É difícil falar representando o lado real da economia, porque, enquanto o Brasil pula de crise em crise, ficamos discutindo questões conjunturais normalmente ligadas ao mercado financeiro e à política. Ouvimos nas ruas pessoas comuns discutindo o risco Brasil, como se isso fosse muito importante. Não vejo ninguém discutir, por exemplo, questões estruturais prementes, como o sistema de inspeção sanitária no Brasil. Essas questões fundamentais, que dizem respeito à qualidade dos alimentos que consumimos todos os dias, não são tratadas com a profundidade necessária. Relegados a segundo plano, esses problemas costumam ser discutidos de maneira enviesada. Política industrial, por exemplo, virou uma expressão maldita. O ministro José Dirceu usou a expressão "projeto de desenvolvimento industrial", que também é adequada e aponta para o que nós precisaríamos começar a pensar. Temos de iniciar agora pelo menos o debate de um plano estratégico para o Brasil.

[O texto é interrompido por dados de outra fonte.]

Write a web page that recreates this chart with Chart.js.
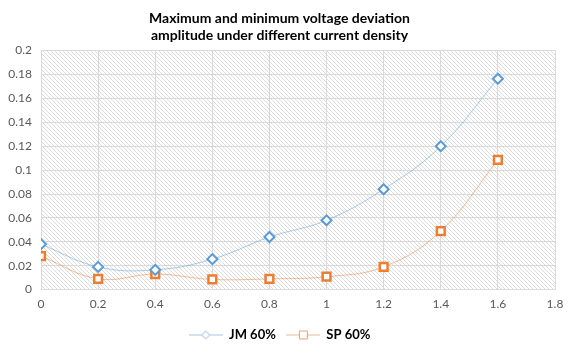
<!DOCTYPE html>
<html>
<head>
<meta charset="utf-8">
<script src="https://cdn.jsdelivr.net/npm/chart.js@4"></script>
<style>
  html, body { margin: 0; padding: 0; background: #fff; }
  #wrap { width: 574px; height: 353px; }
</style>
</head>
<body>
<div id="wrap"><canvas id="voltChart"></canvas></div>
<script>
const currentDensity = [0, 0.2, 0.4, 0.6, 0.8, 1, 1.2, 1.4, 1.6];
const jm60 = [0.038, 0.019, 0.0165, 0.0255, 0.044, 0.058, 0.084, 0.120, 0.1765];
const sp60 = [0.028, 0.009, 0.013, 0.0085, 0.009, 0.0108, 0.019, 0.049, 0.1085];

const blue = '#5b9bd5';
const orange = '#ed7d31';

// hatched background for the plot area
function makeHatch() {
  const c = document.createElement('canvas');
  c.width = 4; c.height = 4;
  const g = c.getContext('2d');
  g.fillStyle = '#fff';
  g.fillRect(0, 0, 4, 4);
  g.fillStyle = '#dcdcdc';
  for (let i = 0; i < 4; i++) g.fillRect(i, i, 1, 1);
  return c;
}

const hatchPlugin = {
  id: 'hatch',
  beforeDraw(chart) {
    const { ctx, chartArea: a } = chart;
    ctx.save();
    ctx.fillStyle = ctx.createPattern(makeHatch(), 'repeat');
    ctx.fillRect(a.left, a.top, a.right - a.left, a.bottom - a.top);
    ctx.restore();
  }
};

// legend symbol: line with marker
function legendIcon(lineColor, markColor, shape) {
  const c = document.createElement('canvas');
  c.width = 34; c.height = 12;
  const g = c.getContext('2d');
  g.strokeStyle = lineColor;
  g.lineWidth = 1;
  g.beginPath(); g.moveTo(0, 6.5); g.lineTo(34, 6.5); g.stroke();
  g.fillStyle = '#fff';
  g.strokeStyle = markColor;
  g.lineWidth = 1;
  g.beginPath();
  if (shape === 'diamond') {
    g.moveTo(17, 2.5); g.lineTo(21, 6.5); g.lineTo(17, 10.5); g.lineTo(13, 6.5); g.closePath();
  } else {
    g.rect(13.5, 2.5, 8, 8);
  }
  g.fill(); g.stroke();
  return c;
}
const icons = [legendIcon('#a8c2de', '#8fb3da', 'diamond'), legendIcon('#f0b990', '#e8a070', 'square')];

const tickFmt = v => String(Number(v.toFixed(2)));
const tickFont = { family: 'Lato', size: 12 };

const ctx = document.getElementById('voltChart').getContext('2d');
new Chart(ctx, {
  type: 'line',
  data: {
    datasets: [
      {
        label: 'JM 60%',
        data: currentDensity.map((x, i) => ({ x: x, y: jm60[i] })),
        borderColor: 'rgba(91,155,213,0.5)',
        borderWidth: 1,
        pointStyle: 'rectRot',
        pointRadius: 5,
        pointBorderWidth: 2,
        pointBorderColor: blue,
        pointBackgroundColor: '#fff',
        tension: 0.4
      },
      {
        label: 'SP 60%',
        data: currentDensity.map((x, i) => ({ x: x, y: sp60[i] })),
        borderColor: 'rgba(237,125,49,0.5)',
        borderWidth: 1,
        pointStyle: 'rect',
        pointRadius: 5.5,
        pointBorderWidth: 2.5,
        pointBorderColor: orange,
        pointBackgroundColor: '#fff',
        tension: 0.4
      }
    ]
  },
  options: {
    responsive: true,
    maintainAspectRatio: false,
    animation: false,
    layout: { padding: { left: 4, right: 19, top: 0, bottom: 2 } },
    plugins: {
      title: {
        display: true,
        text: ['Maximum and minimum voltage deviation', 'amplitude under different current density'],
        font: { family: 'Lato', size: 14, weight: 'bold' },
        color: '#000',
        padding: { top: 10, bottom: 7 },
        lineHeight: 1.15
      },
      legend: {
        position: 'bottom',
        labels: {
          usePointStyle: true,
          pointStyleWidth: 34,
          boxHeight: 12,
          padding: 10,
          color: '#000',
          font: { family: 'Lato', size: 13, weight: 'bold' },
          generateLabels(chart) {
            return chart.data.datasets.map((d, i) => ({
              text: d.label,
              pointStyle: icons[i],
              datasetIndex: i,
              fillStyle: '#fff',
              strokeStyle: '#fff',
              lineWidth: 0
            }));
          }
        }
      },
      tooltip: { enabled: false }
    },
    scales: {
      x: {
        type: 'linear',
        min: 0,
        max: 1.8,
        ticks: { stepSize: 0.2, color: '#595959', font: tickFont, padding: 7, callback: tickFmt },
        grid: { color: '#d9d9d9', drawTicks: false },
        border: { color: '#d9d9d9' }
      },
      y: {
        min: 0,
        max: 0.2,
        ticks: { stepSize: 0.02, color: '#595959', font: tickFont, padding: 9, callback: tickFmt },
        grid: { color: '#d9d9d9', drawTicks: false },
        border: { color: '#d9d9d9' },
        afterFit(s) { s.width = 37; }
      }
    }
  },
  plugins: [hatchPlugin]
});
</script>
</body>
</html>
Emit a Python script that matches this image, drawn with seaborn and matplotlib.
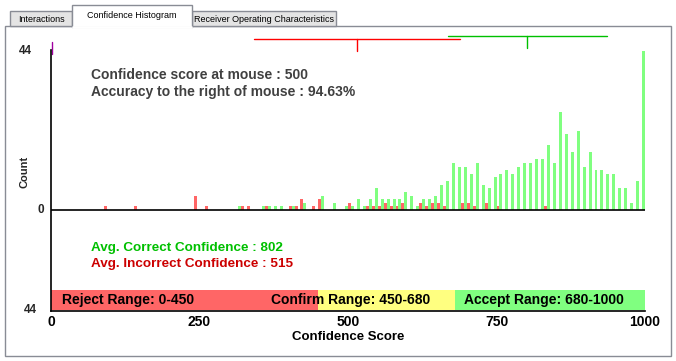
import numpy as np
import pandas as pd
import matplotlib
matplotlib.use('Agg')
import matplotlib.pyplot as plt
from matplotlib.patches import Rectangle
import seaborn as sns

# counts per 10-point confidence bin: 0-10, 10-20, ... 990-1000
correct_counts = [0, 0, 0, 0, 0, 0, 0, 0, 0, 0,
                  0, 0, 0, 0, 0, 0, 0, 0, 0, 0,
                  0, 0, 0, 0, 0, 0, 0, 0, 0, 0,
                  0, 1, 0, 0, 0, 1, 1, 1, 1, 0,
                  1, 0, 2, 0, 0, 4, 0, 2, 0, 1,
                  1, 3, 1, 3, 6, 3, 3, 3, 3, 5,
                  4, 1, 3, 3, 4, 7, 8, 13, 12, 12,
                  10, 13, 7, 6, 9, 10, 11, 10, 12, 13,
                  13, 14, 14, 18, 13, 27, 21, 16, 22, 12,
                  16, 11, 11, 10, 10, 6, 6, 2, 8, 44]
incorrect_counts = [0, 0, 0, 0, 0, 0, 0, 0, 0, 1,
                    0, 0, 0, 0, 1, 0, 0, 0, 0, 0,
                    0, 0, 0, 0, 4, 0, 1, 0, 0, 0,
                    0, 0, 1, 1, 0, 0, 1, 0, 0, 0,
                    1, 1, 3, 0, 1, 3, 0, 0, 0, 0,
                    2, 0, 0, 1, 1, 1, 2, 1, 1, 2,
                    0, 0, 2, 1, 2, 2, 1, 0, 0, 2,
                    2, 1, 0, 2, 0, 1, 0, 0, 0, 0,
                    0, 0, 0, 1, 0, 0, 0, 0, 0, 0,
                    0, 0, 0, 0, 0, 0, 0, 0, 0, 0]
bin_edges = list(range(0, 1001, 10))

avg_correct, spread_correct = 802, 134
avg_incorrect, spread_incorrect = 515, 173
mouse_score = 500
accuracy_right = 94.63

range_names = ['Reject Range: 0-450', 'Confirm Range: 450-680', 'Accept Range: 680-1000']
range_edges = [0, 450, 680, 1000]
range_colors = ['#ff6666', '#ffff80', '#80ff80']

x_ticks = [0, 250, 500, 750, 1000]
y_max = 44

tab_names = ['Interactions', 'Confidence Histogram', 'Receiver Operating Characteristics']

sns.set_theme(style='white')
plt.rcParams['font.family'] = ['Liberation Sans', 'DejaVu Sans']

W, H = 676, 361
fig = plt.figure(figsize=(W / 100, H / 100), dpi=100)
fig.patch.set_facecolor('white')

# pixel-space layer for the window chrome
bg = fig.add_axes([0, 0, 1, 1])
bg.set_xlim(0, W)
bg.set_ylim(H, 0)
bg.axis('off')
frame = '#898c95'
bg.add_patch(Rectangle((5, 26), 666, 330, facecolor='white', edgecolor=frame, lw=1))
tab_boxes = [(10, 11, 62, 15), (72, 5, 120, 22), (192, 11, 144, 15)]
for i, (name, (tx, ty, tw, th)) in enumerate(zip(tab_names, tab_boxes)):
    active = i == 1
    bg.add_patch(Rectangle((tx, ty), tw, th, facecolor='white' if active else '#e4e4e4',
                           edgecolor=frame, lw=1, zorder=3 if active else 2))
    if active:
        bg.plot([tx + 1, tx + tw - 1], [ty + th, ty + th], color='white', lw=2, zorder=4)
    bg.text(tx + tw / 2, ty + th / 2 + (-1 if active else 0.5), name, ha='center', va='center',
            fontsize=6.5, color='black', zorder=5)

# data axes: 0 baseline sits at pixel row 210, 44 at row 51
k = 159 / 44
ax = fig.add_axes([51 / W, 1 - 311 / H, 594 / W, 261 / H])
ax.set_facecolor('none')

df = pd.DataFrame({
    'score': [e + 5 for e in bin_edges[:-1]] * 2,
    'count': incorrect_counts + correct_counts,
    'result': ['Incorrect'] * 100 + ['Correct'] * 100,
})
sns.histplot(data=df, x='score', weights='count', hue='result',
             hue_order=['Incorrect', 'Correct'], bins=bin_edges, multiple='dodge',
             shrink=1, palette={'Incorrect': '#ff6666', 'Correct': '#80ff80'},
             alpha=1, linewidth=0, legend=False, ax=ax)

ax.set_xlim(0, 1000)
ax.set_ylim(-(311 - 210) / k, (210 - 50) / k)
ax.axhline(0, color='black', lw=1.2, zorder=5)

for s in ['top', 'right']:
    ax.spines[s].set_visible(False)
for s in ['left', 'bottom']:
    ax.spines[s].set_color('black')
    ax.spines[s].set_linewidth(1.2)

ax.set_xticks(x_ticks)
ax.set_xticklabels([str(t) for t in x_ticks], fontsize=10, fontweight='bold', color='black')
ax.tick_params(axis='x', length=0, pad=3)
ax.set_yticks([])
ax.set_xlabel('Confidence Score', fontsize=9.5, fontweight='bold', color='black', labelpad=1)
ax.set_ylabel('')

ylo = ax.get_ylim()[0]
ax.text(-32, y_max, str(y_max), ha='right', va='center', fontsize=8.5, fontweight='bold', clip_on=False)
ax.text(-11, 0, '0', ha='right', va='center', fontsize=8.5, fontweight='bold', clip_on=False)
ax.text(-24, ylo + 0.2, str(y_max), ha='right', va='center', fontsize=8.5, fontweight='bold', clip_on=False)
bg.text(25, 172, 'Count', rotation=90, ha='center', va='center', fontsize=8, fontweight='bold')

# confidence range band along the bottom
band_y = -(300 - 210) / k
ax.barh(y=band_y, width=np.diff(range_edges), left=range_edges[:-1], height=20 / k,
        color=range_colors, linewidth=0, zorder=2)
for name, lx in zip(range_names, [18, 370, 695]):
    ax.text(lx, band_y, name, ha='left', va='center', fontsize=10, fontweight='bold',
            color='black', zorder=6)

# mean +/- spread markers above the plot
y_red, y_green = (210 - 39.5) / k, (210 - 36) / k
ax.plot([avg_incorrect - spread_incorrect, avg_incorrect + spread_incorrect], [y_red, y_red],
        color='#ff0000', lw=1, clip_on=False)
ax.plot([avg_incorrect, avg_incorrect], [y_red, (210 - 51) / k], color='#ff0000', lw=1, clip_on=False)
ax.plot([avg_correct - spread_correct, avg_correct + spread_correct], [y_green, y_green],
        color='#00c000', lw=1, clip_on=False)
ax.plot([avg_correct, avg_correct], [y_green, (210 - 48) / k], color='#00c000', lw=1, clip_on=False)
ax.plot([2, 2], [(210 - 42) / k, (210 - 54) / k], color='#a000a0', lw=1, clip_on=False)

# info texts
bg.text(91, 75, f'Confidence score at mouse : {mouse_score}', ha='left', va='center',
        fontsize=10, fontweight='bold', color='#404040')
bg.text(91, 92, f'Accuracy to the right of mouse : {accuracy_right:.2f}%', ha='left', va='center',
        fontsize=10, fontweight='bold', color='#404040')
bg.text(91, 248, f'Avg. Correct Confidence : {avg_correct}', ha='left', va='center',
        fontsize=9.7, fontweight='bold', color='#00c000')
bg.text(91, 264, f'Avg. Incorrect Confidence : {avg_incorrect}', ha='left', va='center',
        fontsize=9.7, fontweight='bold', color='#cc0000')

fig.savefig('out.png', dpi=100)
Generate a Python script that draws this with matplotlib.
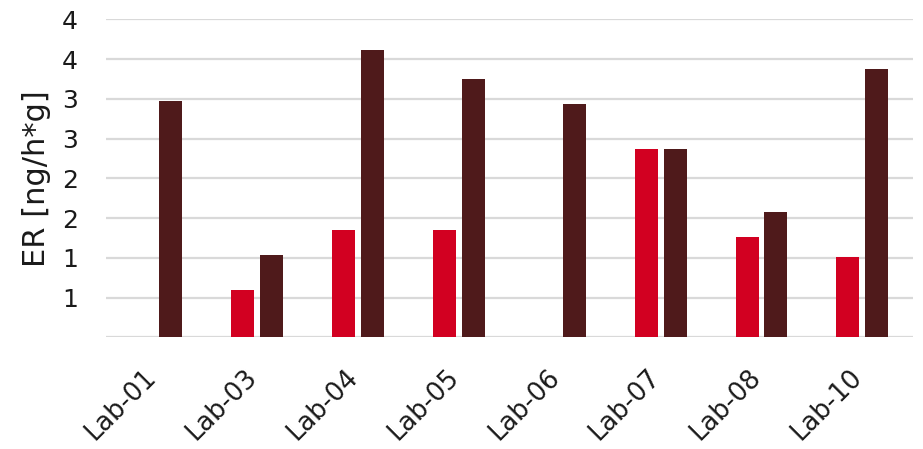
import matplotlib
matplotlib.use("Agg")
import matplotlib.pyplot as plt
import matplotlib.transforms as mtransforms
import numpy as np
from matplotlib.ticker import FuncFormatter

labs = ["Lab-01", "Lab-03", "Lab-04", "Lab-05", "Lab-06", "Lab-07", "Lab-08", "Lab-10"]
series_a = [np.nan, 0.60, 1.35, 1.35, np.nan, 2.37, 1.26, 1.01]
series_b = [2.97, 1.04, 3.61, 3.25, 2.94, 2.37, 1.58, 3.38]
y_ticks = [0, 0.5, 1.0, 1.5, 2.0, 2.5, 3.0, 3.5, 4.0]

red = "#D20021"
dark = "#4F1A1B"
grid = "#D9D9D9"
text_col = "#1A1A1A"

plt.rcParams["font.family"] = ["DejaVu Sans"]

fig = plt.figure(figsize=(9.23, 4.49), dpi=100)
ax = fig.add_axes([0.1148, 0.2488, 0.8742, 0.7078])

x = np.arange(len(labs))
w = 0.228
off = 0.143
ax.bar(x - off, series_a, width=w, color=red, zorder=3)
ax.bar(x + off, series_b, width=w, color=dark, zorder=3)

ax.set_xlim(-0.5, len(labs) - 0.5)
ax.set_ylim(0, 4)
ax.set_yticks(y_ticks)


def fmt(v, pos):
    if v == 0:
        return ""
    return str(int(np.floor(v + 0.5)))


ax.yaxis.set_major_formatter(FuncFormatter(fmt))
ax.grid(axis="y", color=grid, linewidth=1.6, zorder=0)
for s in ax.spines.values():
    s.set_visible(False)
ax.tick_params(axis="both", length=0, colors=text_col)
ax.tick_params(axis="y", pad=20, labelsize=18)
ax.set_xticks(x)
ax.set_xticklabels(labs, rotation=45, ha="right", va="center", rotation_mode="anchor")
ax.tick_params(axis="x", pad=26, labelsize=18.5)
shift = mtransforms.ScaledTranslation(-4 / 100, 0, fig.dpi_scale_trans)
for lbl in ax.get_xticklabels():
    lbl.set_transform(lbl.get_transform() + shift)
ax.set_ylabel("ER [ng/h*g]", fontsize=22, color=text_col)
ax.yaxis.set_label_coords(-0.068, 0.5)

fig.savefig("out.png", dpi=100)
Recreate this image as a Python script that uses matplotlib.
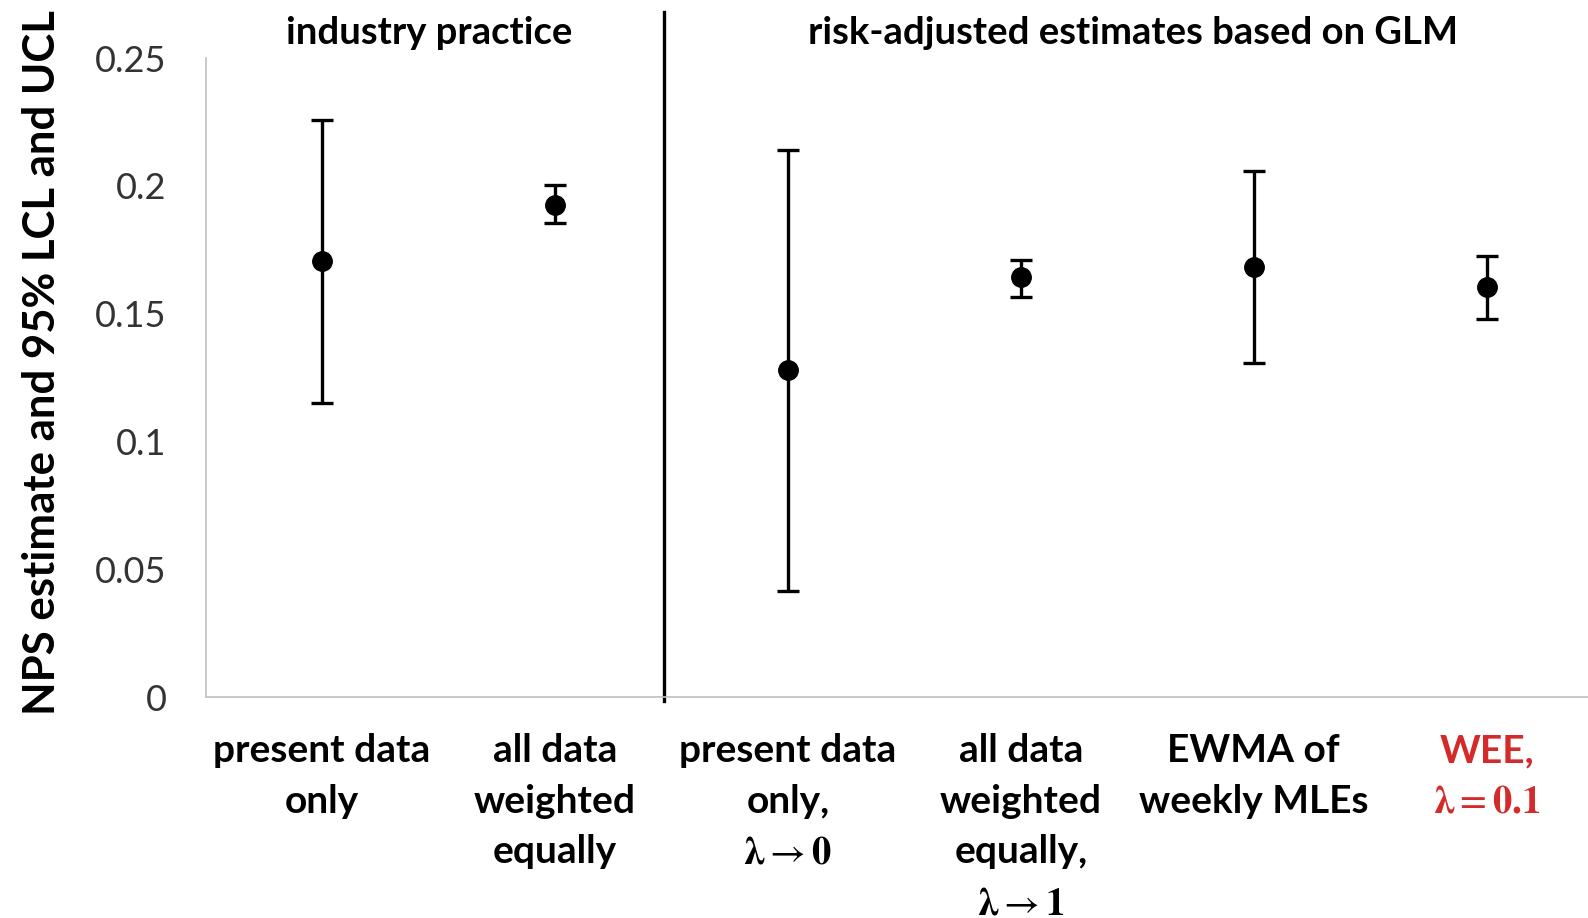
import matplotlib
matplotlib.use("Agg")
import matplotlib.pyplot as plt
import numpy as np

# NPS estimates with 95% LCL / UCL
categories = [
    "present data\nonly",
    "all data\nweighted\nequally",
    "present data\nonly,\n$\\boldsymbol{\\lambda}\\rightarrow\\mathbf{0}$",
    "all data\nweighted\nequally,\n$\\boldsymbol{\\lambda}\\rightarrow\\mathbf{1}$",
    "EWMA of\nweekly MLEs",
    "WEE,\n$\\boldsymbol{\\lambda}=\\mathbf{0.1}$",
]
estimate = [0.1706, 0.1927, 0.1280, 0.1643, 0.1682, 0.1603]
lcl = [0.1149, 0.1856, 0.0415, 0.1564, 0.1307, 0.1481]
ucl = [0.2259, 0.2002, 0.2140, 0.1710, 0.2058, 0.1726]
groups = ["industry practice", "risk-adjusted estimates based on GLM"]
group_centers = [0.46, 3.48]
yticks = [0, 0.05, 0.1, 0.15, 0.2, 0.25]
ytick_labels = ["0", "0.05", "0.1", "0.15", "0.2", "0.25"]

plt.rcParams['font.family'] = ['Lato', 'DejaVu Sans']
plt.rcParams['mathtext.fontset'] = 'stix'

fig = plt.figure(figsize=(15.88, 9.18), dpi=100)
ax = fig.add_axes([0.1295, 0.2407, 0.880, 0.696])

x = np.arange(len(categories))
est = np.array(estimate)
yerr = np.vstack([est - np.array(lcl), np.array(ucl) - est])
ax.errorbar(x, est, yerr=yerr, fmt='o', color='black', ms=14,
            elinewidth=2.4, capsize=8, capthick=2.4)

ax.set_xlim(-0.5, len(categories) - 0.5)
ax.set_ylim(0, 0.25)
ax.set_yticks(yticks)
ax.set_yticklabels(ytick_labels, fontsize=26, color='#333333')
ax.set_xticks(x)
ax.set_xticklabels(categories, fontsize=28, fontweight='bold', linespacing=1.54)
ax.get_xticklabels()[-1].set_color('#d42a2a')
ax.tick_params(axis='both', length=0)
ax.tick_params(axis='x', pad=26)
ax.tick_params(axis='y', pad=28)

for side in ['top', 'right']:
    ax.spines[side].set_visible(False)
for side in ['left', 'bottom']:
    ax.spines[side].set_color('#c0c0c0')
    ax.spines[side].set_linewidth(1.2)

# separator between the two groups
ax.plot([1.47, 1.47], [-0.0016, 0.268], color='black', lw=2.4, clip_on=False)

for name, cx in zip(groups, group_centers):
    ax.text(cx, 0.260, name, ha='center', va='center', fontsize=27.5,
            fontweight='bold', clip_on=False)

ax.set_ylabel("NPS estimate and 95% LCL and UCL", fontsize=31.5,
              fontweight='bold')
ax.yaxis.set_label_coords(-0.1028, 0.523)

fig.savefig("out.png", dpi=100)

Construímos grandes indústrias de insumos básicos nas décadas de 60, 70 e 80. De lá para cá, fizemos otimizações, reduzimos gargalos e continuamos crescendo, embora a taxas extremamente modestas. Se planejamos ter um processo de crescimento maior do país, certamente vamos perder esse saldo comercial e -- muito rapidamente -- vamos ter problema de suprimento no mercado interno. Nosso processo de crescimento acelerado terá de ser feito necessariamente com importação de capitais do exterior.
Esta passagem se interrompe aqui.